Exercise instructions: Leave out the pictures, and write out exactly the lines from the beginning of the material to the line holding "import pandas as pd", that line included, and nothing else.

Data block:
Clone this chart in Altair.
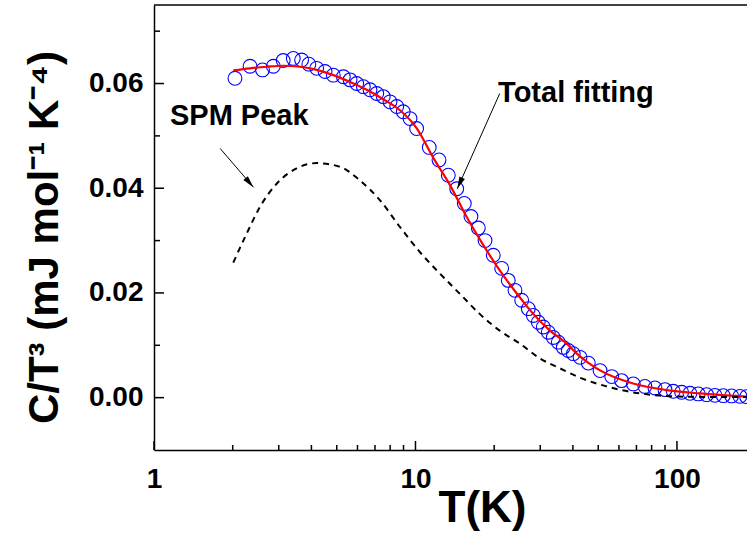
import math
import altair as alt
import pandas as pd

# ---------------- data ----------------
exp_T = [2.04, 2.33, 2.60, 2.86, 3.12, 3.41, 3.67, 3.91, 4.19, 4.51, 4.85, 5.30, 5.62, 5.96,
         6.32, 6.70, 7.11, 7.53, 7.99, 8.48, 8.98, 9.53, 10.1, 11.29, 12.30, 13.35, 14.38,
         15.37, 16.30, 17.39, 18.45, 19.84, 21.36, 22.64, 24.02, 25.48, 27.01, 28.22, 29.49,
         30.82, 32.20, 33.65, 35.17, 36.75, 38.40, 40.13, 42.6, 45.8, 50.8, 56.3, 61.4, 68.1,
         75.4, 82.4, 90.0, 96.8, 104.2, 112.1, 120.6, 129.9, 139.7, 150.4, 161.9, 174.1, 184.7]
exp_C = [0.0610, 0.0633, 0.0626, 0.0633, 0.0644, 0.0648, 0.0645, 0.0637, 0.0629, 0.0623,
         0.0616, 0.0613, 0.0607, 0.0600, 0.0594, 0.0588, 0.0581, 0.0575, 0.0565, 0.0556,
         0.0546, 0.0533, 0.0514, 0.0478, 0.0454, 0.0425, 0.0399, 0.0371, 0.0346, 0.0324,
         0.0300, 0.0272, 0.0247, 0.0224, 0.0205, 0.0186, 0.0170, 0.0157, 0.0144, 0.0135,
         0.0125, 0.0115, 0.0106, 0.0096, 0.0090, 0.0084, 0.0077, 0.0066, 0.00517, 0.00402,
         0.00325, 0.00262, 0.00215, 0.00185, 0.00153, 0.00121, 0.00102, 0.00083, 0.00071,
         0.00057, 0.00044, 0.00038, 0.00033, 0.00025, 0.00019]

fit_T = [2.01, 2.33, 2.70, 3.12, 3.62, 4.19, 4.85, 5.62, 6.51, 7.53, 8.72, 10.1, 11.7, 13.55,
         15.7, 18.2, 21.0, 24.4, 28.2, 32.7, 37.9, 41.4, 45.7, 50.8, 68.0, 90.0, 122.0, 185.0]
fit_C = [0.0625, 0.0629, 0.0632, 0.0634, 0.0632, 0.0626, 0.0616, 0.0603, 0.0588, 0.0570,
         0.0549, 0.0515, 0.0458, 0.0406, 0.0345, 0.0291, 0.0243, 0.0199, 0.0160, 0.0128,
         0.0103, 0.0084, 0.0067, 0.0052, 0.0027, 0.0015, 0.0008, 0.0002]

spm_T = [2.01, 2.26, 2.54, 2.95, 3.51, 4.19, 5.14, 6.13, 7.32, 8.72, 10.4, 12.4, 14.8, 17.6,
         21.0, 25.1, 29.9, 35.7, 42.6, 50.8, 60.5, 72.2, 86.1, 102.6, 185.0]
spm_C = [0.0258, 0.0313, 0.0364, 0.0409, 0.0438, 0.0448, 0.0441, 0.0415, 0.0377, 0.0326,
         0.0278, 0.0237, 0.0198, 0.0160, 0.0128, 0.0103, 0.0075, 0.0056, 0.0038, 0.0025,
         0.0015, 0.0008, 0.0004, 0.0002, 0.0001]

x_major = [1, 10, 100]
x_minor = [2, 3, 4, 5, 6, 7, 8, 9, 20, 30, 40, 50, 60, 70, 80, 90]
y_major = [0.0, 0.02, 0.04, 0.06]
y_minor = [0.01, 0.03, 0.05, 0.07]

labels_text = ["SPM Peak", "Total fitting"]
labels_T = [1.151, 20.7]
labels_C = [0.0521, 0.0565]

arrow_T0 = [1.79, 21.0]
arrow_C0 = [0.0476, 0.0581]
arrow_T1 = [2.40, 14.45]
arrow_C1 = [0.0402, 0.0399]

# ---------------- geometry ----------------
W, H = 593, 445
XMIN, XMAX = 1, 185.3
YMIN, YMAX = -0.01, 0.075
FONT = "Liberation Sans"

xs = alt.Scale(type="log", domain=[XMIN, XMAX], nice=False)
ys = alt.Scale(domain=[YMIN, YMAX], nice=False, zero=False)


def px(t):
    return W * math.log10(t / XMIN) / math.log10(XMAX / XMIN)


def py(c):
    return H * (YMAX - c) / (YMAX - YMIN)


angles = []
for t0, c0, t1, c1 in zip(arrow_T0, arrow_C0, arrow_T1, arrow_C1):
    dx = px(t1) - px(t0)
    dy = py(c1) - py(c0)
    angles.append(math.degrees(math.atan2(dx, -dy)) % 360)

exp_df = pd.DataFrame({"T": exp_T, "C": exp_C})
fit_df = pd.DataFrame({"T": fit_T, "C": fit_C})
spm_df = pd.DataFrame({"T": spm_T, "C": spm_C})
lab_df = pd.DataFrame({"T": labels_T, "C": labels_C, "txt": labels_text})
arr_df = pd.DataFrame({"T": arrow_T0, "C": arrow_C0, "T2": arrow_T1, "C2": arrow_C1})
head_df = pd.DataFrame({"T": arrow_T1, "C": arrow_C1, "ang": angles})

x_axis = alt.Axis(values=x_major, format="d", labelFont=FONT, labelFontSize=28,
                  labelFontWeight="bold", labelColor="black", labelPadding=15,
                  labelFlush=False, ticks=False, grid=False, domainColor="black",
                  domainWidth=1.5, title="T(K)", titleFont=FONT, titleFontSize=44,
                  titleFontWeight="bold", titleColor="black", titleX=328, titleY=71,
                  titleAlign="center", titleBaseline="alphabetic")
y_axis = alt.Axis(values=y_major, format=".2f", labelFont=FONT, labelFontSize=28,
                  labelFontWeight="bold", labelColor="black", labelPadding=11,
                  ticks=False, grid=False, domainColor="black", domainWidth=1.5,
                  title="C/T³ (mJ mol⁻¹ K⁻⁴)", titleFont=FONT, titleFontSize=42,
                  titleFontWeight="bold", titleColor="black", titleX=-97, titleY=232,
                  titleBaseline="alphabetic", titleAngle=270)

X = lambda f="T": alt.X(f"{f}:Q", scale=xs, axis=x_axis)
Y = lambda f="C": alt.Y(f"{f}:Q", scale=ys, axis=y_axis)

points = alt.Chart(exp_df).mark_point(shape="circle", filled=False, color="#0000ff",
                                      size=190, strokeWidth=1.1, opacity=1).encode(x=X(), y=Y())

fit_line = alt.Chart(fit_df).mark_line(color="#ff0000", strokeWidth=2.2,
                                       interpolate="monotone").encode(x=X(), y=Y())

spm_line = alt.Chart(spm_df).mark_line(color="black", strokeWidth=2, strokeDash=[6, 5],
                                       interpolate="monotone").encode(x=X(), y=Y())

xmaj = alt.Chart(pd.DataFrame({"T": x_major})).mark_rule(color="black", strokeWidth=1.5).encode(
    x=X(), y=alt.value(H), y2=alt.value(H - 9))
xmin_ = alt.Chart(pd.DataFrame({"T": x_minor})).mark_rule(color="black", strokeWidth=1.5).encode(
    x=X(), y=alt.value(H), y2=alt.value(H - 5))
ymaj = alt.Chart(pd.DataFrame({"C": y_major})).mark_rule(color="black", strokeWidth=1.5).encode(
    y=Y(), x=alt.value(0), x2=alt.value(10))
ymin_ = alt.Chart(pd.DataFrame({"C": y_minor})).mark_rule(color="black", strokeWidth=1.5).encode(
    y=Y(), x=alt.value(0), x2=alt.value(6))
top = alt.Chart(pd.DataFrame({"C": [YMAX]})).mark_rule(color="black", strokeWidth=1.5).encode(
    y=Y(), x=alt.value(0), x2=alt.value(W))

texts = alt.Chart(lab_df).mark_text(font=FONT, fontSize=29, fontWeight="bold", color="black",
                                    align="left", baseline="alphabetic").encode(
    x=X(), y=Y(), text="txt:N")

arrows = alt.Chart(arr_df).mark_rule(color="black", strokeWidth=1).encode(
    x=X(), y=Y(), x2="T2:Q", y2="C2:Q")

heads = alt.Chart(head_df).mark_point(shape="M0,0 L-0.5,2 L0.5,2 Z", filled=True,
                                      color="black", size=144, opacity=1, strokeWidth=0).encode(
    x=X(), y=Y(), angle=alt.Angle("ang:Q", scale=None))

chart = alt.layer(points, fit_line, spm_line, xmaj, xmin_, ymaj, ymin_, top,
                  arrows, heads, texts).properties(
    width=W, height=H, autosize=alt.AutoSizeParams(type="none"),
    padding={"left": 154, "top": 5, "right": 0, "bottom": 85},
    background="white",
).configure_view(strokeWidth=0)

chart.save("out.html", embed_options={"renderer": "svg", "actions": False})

Solution below:
Clone this chart in Altair.
import math
import altair as alt
import pandas as pd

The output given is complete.